Building the Ideal Infrastructure for AI Workloads
What’s the “right” way to build your infrastructure stack for deep learning? Today, GPU infrastructure for deep learning is mostly built on bare metal, and resources are allocated to researchers in a static way. Hear from Omri Geller, CEO and co-founder of Run:AI about the three steps you can take to optimize, share resources, and ultimately free data scientists from AI infrastructure management hassles. Learn about:
- Tips for scheduling workloads with Kubernetes,
- Orchestration – bringing concepts from the world of HPC to AI for better management of expensive resources
- Scale - from fractional GPUs to multiple nodes of GPUs, for distributed training using batch workloads
Omri Geller co-founded Run:AI in 2018 in order to build a virtualization layer for AI workloads – essentially abstracting jobs from compute power in order to pool and dynamically share expensive compute resources.
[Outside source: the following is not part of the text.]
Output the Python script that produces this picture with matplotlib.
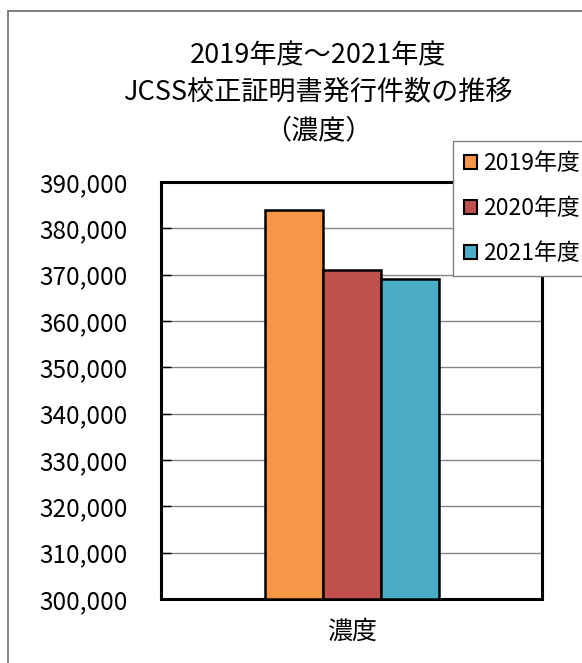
import matplotlib
matplotlib.use("Agg")
import matplotlib.pyplot as plt
from matplotlib.patches import Rectangle
from matplotlib.ticker import FuncFormatter, MultipleLocator

plt.rcParams['font.family'] = ['Noto Sans CJK JP', 'DejaVu Sans']

categories = ['濃度']
series_names = ['2019年度', '2020年度', '2021年度']
values = [384000, 371000, 369000]
colors = ['#F79646', '#C0504D', '#4BACC6']

W, H = 582, 663
fig = plt.figure(figsize=(W/100, H/100), dpi=100)

# outer chart frame
fig.patches.append(Rectangle((8/W, -0.1), 1, 1.1 - 11/H, transform=fig.transFigure,
                             fill=False, edgecolor='#808080', linewidth=1.4))

ax = fig.add_axes([161/W, 1 - 599/H, (542-161)/W, (599-182)/H])
bw = 1.0
xs = [-1, 0, 1]
for x, v, c, n in zip(xs, values, colors, series_names):
    ax.bar(x, v - 300000, bottom=300000, width=bw, color=c, edgecolor='black',
           linewidth=1.8, label=n, zorder=3)

ax.set_xlim(-3.28, 3.26)
ax.set_ylim(300000, 390000)
ax.yaxis.set_major_locator(MultipleLocator(10000))
ax.yaxis.set_major_formatter(FuncFormatter(lambda v, p: f'{int(v):,}'))
ax.grid(axis='y', color='#868686', linewidth=1.0, zorder=0)
ax.set_xticks([0])
ax.set_xticklabels(categories, fontsize=18)
ax.tick_params(axis='x', length=0, pad=14)
ax.tick_params(axis='y', labelsize=17.5, direction='in', length=7, width=1.0, pad=24)
for s in ax.spines.values():
    s.set_linewidth(2.2)

fig.text(318/W, 1 - 56/H, '2019年度～2021年度', ha='center', va='center', fontsize=19.5)
fig.text(318/W, 1 - 92/H, 'JCSS校正証明書発行件数の推移', ha='center', va='center', fontsize=19.5)
fig.text(318/W, 1 - 131/H, '（濃度）', ha='center', va='center', fontsize=19.5)

leg = fig.legend(loc='upper left', bbox_to_anchor=(453/W, 1 - 141/H),
                 fontsize=16.5, frameon=True, fancybox=False, handlelength=0.55,
                 handleheight=0.55, handletextpad=0.25, labelspacing=0.95,
                 borderpad=0.5, borderaxespad=0, framealpha=1)
leg.get_frame().set_edgecolor('#808080')
leg.get_frame().set_linewidth(1.0)
for h in leg.legend_handles:
    h.set_linewidth(1.5)

fig.savefig('out.png', dpi=100)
Omri leads all of Run:AI’s day to day activities as well as strategic direction. Prior to Run:AI, Omri served in an elite technological unit of the Israeli Prime Minister’s Office as part of the “Academic Atuda” program of the Israeli Defense Forces. By training, Omri is an algorithm engineer focused specifically on High Performance Computing algorithms. In 2015, he received an award for outstanding contribution to Israel’s defense. He is also the recipient of the Tel Aviv University award for excellence in M.Sc. studies (2015) and the Israel Defense Forces award for excellence in academic studies (2010).